A natural gas stream 1 is feed to the ATR unit 2 in combination with an oxygen stream 25 and a steam stream 3. The resulting syngas stream 4 contains hydrogen, carbon monoxide, carbon dioxide, methane, water, nitrogen, and other gases common to syngas production. The syngas stream is converted to a crude hydrogen stream 5 in a water-gas shift reaction unit 6. The crude hydrogen stream 5 is fed to an amine solvent based acid gas removal unit 7 to remove substantial amounts of carbon dioxide and other acid gases that may be present. The heat used to strip the CO2 from the amine solvent is provided by heat integration with the process syngas. The carbon dioxide off-gas stream 8 is conditioned and compressed in a compression unit 9 to form a compressed carbon dioxide stream 10 suitable for subterranean sequestration, for injection in oil-field operations as an enhanced oil-recovery agent, or for chemical production, among other uses suitable for carbon dioxide.

A decarbonized fuel stream 11 that contains predominantly hydrogen is withdrawn from the acid gas removal unit 7 and mixed with a nitrogen stream 36 and is then further diluted with a steam stream 29 in appropriate amount to reach suitable heating value to form the decarbonized gas turbine fuel stream 12. The gas turbine fuel stream 12 is fed to a gas turbine generator unit 13 where an air stream 14 is compressed in a compression unit 15 and combusted with the gas turbine decarbonized fuel stream 12 to generate a hot exhaust stream 16 and power with a first generator unit 17. The hot exhaust stream 16 is passed to a heat recovery steam generation unit 18 where heat is recovered and a second steam stream 19 is generated and sent to a steam turbine unit 20 which transfers shaft work to a second generator unit 21. A portion of the steam stream 19 is diverted into steam stream 33 to be further split into stream 29 used as a fuel diluent for stream 12 and stream 3 to be used as a reactant for the reforming reaction in the reformer 2. The exhaust stream 22 resulting from the combustion of the decarbonized fuel is largely free of carbon dioxide and may be released to the atmosphere after cooling.

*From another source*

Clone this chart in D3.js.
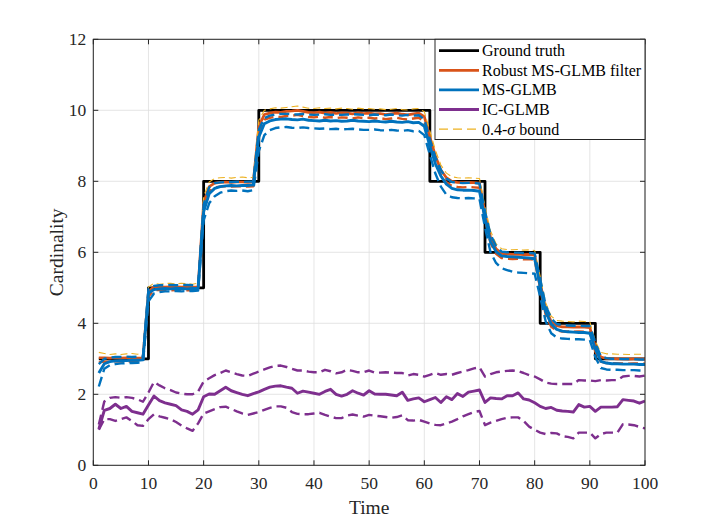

Referring now to FIG. 3, FIG. 3 illustrates an aspect of the present invention wherein the example shown in FIG. 2 is modified by adding a cogeneration unit that uses fuel from the decarbonized fuel production unit to generate power and steam for the process, therefore avoiding extracting steam from the combined cycle power generation unit. (Note that labeling of streams and process units in FIG. 3 is identical to that of FIGS. 1 and 2).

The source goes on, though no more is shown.